→ GIVEN DATA:

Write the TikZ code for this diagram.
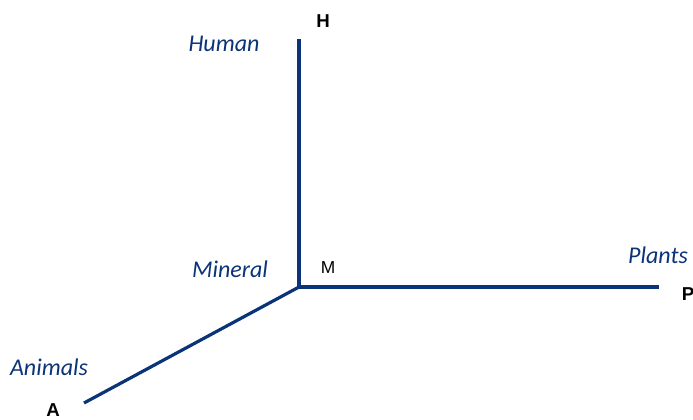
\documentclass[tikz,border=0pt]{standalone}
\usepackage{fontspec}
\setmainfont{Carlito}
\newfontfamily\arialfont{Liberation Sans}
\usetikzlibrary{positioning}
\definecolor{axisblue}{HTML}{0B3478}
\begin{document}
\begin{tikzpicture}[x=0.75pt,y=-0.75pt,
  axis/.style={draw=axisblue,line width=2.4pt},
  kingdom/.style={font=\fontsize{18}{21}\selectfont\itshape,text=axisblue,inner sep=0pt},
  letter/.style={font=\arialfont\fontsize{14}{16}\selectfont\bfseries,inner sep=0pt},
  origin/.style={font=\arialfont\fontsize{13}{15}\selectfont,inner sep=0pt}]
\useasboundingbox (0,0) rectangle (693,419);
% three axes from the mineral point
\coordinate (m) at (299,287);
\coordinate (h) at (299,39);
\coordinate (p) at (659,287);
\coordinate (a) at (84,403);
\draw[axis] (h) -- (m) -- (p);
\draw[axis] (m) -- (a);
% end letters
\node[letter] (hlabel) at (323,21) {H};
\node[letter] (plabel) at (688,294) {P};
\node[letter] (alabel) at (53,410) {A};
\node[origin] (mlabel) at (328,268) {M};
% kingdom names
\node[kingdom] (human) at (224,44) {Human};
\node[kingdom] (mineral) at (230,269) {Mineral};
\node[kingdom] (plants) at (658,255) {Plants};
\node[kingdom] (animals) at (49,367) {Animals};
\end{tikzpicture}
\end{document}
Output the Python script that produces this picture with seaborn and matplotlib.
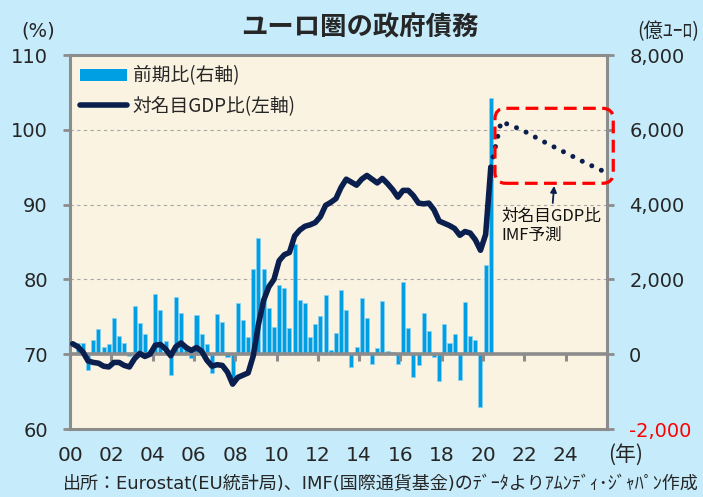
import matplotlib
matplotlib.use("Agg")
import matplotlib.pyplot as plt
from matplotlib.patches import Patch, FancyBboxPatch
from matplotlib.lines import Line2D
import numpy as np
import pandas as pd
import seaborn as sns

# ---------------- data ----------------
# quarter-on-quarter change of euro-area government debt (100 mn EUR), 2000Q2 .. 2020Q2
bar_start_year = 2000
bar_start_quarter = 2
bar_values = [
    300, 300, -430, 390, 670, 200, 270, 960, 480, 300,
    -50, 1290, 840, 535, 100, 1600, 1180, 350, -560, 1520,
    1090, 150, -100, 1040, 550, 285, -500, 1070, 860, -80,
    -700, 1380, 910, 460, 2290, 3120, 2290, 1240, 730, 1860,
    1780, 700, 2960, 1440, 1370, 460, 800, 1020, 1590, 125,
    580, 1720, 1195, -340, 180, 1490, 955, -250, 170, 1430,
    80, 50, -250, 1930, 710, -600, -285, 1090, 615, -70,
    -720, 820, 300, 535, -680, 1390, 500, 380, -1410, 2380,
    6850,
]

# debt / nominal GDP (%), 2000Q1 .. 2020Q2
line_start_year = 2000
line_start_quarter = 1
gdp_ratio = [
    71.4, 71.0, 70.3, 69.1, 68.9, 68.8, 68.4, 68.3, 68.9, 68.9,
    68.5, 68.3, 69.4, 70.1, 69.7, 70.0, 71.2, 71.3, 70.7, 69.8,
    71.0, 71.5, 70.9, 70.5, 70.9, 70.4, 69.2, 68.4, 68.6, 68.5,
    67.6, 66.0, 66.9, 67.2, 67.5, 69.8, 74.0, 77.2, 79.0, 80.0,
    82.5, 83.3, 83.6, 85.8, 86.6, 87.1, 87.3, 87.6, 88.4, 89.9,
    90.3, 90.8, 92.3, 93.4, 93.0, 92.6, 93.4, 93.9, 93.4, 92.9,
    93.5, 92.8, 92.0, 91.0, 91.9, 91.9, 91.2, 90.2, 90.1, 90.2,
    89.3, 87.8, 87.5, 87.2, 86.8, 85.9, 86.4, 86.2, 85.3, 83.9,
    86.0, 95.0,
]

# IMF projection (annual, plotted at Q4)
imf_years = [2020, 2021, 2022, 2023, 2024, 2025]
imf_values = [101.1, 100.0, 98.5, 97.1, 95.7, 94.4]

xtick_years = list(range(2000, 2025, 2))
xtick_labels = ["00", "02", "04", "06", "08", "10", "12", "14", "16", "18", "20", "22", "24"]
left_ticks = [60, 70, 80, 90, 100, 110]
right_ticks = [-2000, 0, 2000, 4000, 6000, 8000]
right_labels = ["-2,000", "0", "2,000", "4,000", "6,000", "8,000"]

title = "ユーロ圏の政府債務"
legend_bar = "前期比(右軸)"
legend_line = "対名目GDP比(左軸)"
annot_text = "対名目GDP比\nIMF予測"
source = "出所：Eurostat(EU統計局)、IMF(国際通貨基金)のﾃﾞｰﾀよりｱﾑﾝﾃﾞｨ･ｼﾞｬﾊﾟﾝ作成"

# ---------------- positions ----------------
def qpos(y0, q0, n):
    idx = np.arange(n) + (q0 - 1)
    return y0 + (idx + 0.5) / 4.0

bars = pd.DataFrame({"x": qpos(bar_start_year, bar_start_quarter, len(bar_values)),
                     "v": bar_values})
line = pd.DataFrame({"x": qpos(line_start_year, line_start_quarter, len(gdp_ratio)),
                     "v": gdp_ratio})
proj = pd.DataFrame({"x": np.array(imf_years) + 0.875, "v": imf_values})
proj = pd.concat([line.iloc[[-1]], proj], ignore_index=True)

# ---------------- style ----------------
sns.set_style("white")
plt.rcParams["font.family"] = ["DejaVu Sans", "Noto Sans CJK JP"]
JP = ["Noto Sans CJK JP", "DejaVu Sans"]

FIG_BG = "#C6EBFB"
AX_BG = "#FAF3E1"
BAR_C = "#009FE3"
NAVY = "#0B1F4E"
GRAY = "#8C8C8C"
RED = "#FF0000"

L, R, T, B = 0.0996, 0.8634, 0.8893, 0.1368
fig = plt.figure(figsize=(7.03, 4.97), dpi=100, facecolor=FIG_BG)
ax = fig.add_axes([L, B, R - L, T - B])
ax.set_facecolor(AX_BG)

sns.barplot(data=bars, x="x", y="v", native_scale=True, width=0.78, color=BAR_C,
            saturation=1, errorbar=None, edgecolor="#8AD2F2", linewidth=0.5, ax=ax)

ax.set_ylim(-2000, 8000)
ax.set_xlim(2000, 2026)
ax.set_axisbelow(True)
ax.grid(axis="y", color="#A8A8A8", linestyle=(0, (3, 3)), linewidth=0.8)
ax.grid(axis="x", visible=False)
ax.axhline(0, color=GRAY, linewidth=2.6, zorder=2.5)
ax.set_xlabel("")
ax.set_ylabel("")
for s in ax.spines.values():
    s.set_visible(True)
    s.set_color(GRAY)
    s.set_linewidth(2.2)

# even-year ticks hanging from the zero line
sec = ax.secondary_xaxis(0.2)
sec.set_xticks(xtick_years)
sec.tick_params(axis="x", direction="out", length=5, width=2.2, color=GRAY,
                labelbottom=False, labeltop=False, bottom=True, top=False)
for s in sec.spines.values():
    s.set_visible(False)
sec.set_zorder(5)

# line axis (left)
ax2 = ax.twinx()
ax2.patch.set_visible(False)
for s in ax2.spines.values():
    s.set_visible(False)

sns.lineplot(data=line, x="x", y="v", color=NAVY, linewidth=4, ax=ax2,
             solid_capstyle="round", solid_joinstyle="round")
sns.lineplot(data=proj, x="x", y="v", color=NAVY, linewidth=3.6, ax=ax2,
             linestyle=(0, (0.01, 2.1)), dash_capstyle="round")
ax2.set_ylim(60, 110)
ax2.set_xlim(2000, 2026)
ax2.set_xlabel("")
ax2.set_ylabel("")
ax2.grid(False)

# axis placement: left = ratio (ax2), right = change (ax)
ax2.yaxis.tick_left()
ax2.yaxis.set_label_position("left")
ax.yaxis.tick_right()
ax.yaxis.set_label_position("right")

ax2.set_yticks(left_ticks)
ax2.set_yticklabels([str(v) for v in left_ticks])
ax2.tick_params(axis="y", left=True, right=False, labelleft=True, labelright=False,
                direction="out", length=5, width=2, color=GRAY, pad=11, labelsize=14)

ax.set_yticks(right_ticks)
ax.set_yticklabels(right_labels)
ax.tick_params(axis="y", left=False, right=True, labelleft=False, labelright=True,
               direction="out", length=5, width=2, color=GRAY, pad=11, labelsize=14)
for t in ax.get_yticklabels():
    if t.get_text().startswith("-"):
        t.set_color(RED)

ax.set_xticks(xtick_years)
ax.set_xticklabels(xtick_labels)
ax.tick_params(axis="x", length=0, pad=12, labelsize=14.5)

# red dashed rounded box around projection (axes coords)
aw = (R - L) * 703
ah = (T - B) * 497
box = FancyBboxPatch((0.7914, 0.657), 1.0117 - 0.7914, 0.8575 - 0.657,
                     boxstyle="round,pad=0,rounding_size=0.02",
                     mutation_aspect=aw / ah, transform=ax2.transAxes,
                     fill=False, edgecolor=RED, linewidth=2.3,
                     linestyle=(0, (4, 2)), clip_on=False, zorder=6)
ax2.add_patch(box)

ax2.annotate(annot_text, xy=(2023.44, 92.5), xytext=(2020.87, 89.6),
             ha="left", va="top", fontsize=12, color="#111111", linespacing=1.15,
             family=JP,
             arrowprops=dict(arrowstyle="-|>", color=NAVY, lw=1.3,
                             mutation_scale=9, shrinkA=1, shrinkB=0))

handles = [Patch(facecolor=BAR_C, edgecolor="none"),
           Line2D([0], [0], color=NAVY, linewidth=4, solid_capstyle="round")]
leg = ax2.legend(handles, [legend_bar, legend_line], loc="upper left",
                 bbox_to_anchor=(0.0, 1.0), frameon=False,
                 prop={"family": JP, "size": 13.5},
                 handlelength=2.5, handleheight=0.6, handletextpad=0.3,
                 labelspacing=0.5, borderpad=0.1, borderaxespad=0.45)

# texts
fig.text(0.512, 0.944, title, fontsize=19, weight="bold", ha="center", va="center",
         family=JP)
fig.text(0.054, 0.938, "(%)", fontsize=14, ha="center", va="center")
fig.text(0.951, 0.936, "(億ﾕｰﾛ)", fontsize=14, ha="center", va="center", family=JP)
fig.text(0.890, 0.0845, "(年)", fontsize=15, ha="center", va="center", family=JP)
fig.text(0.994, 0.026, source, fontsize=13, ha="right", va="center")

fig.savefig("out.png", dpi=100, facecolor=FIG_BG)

---

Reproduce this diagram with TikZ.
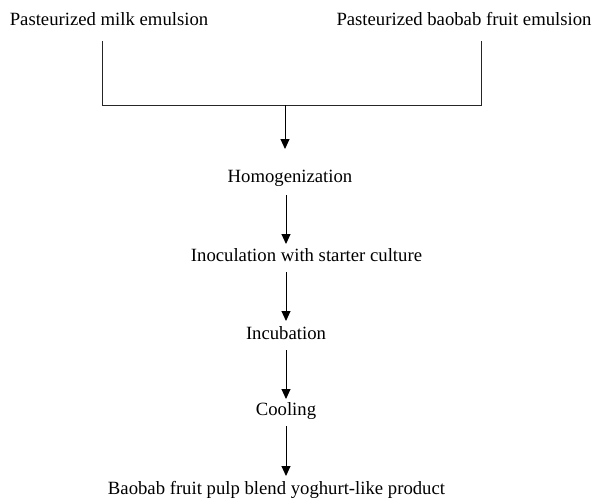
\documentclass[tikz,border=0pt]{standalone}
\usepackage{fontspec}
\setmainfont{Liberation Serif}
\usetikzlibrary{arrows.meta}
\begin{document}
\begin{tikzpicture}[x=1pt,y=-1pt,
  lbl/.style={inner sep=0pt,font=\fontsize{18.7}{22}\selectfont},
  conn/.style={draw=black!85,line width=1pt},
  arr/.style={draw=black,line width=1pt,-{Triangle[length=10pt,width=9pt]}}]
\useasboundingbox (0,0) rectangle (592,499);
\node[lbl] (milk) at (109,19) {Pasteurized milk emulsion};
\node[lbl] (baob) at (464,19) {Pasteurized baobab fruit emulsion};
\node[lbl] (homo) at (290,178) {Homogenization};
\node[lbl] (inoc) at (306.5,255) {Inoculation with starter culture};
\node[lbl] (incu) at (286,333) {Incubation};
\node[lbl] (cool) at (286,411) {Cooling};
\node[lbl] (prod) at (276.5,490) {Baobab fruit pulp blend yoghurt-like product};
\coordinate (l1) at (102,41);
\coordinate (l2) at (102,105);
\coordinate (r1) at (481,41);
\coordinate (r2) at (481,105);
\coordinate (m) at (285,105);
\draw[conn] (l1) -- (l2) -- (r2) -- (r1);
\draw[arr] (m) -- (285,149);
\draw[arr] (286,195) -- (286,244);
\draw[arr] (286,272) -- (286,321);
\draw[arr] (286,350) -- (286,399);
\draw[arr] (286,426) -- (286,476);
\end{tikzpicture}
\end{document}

→ WHAT THE TASK REQUIRES: In the entries above, identify every line with the word "seaborn". Copy those lines.

→ WRITTEN ANSWER:
Output the Python script that produces this picture with seaborn and matplotlib.
import seaborn as sns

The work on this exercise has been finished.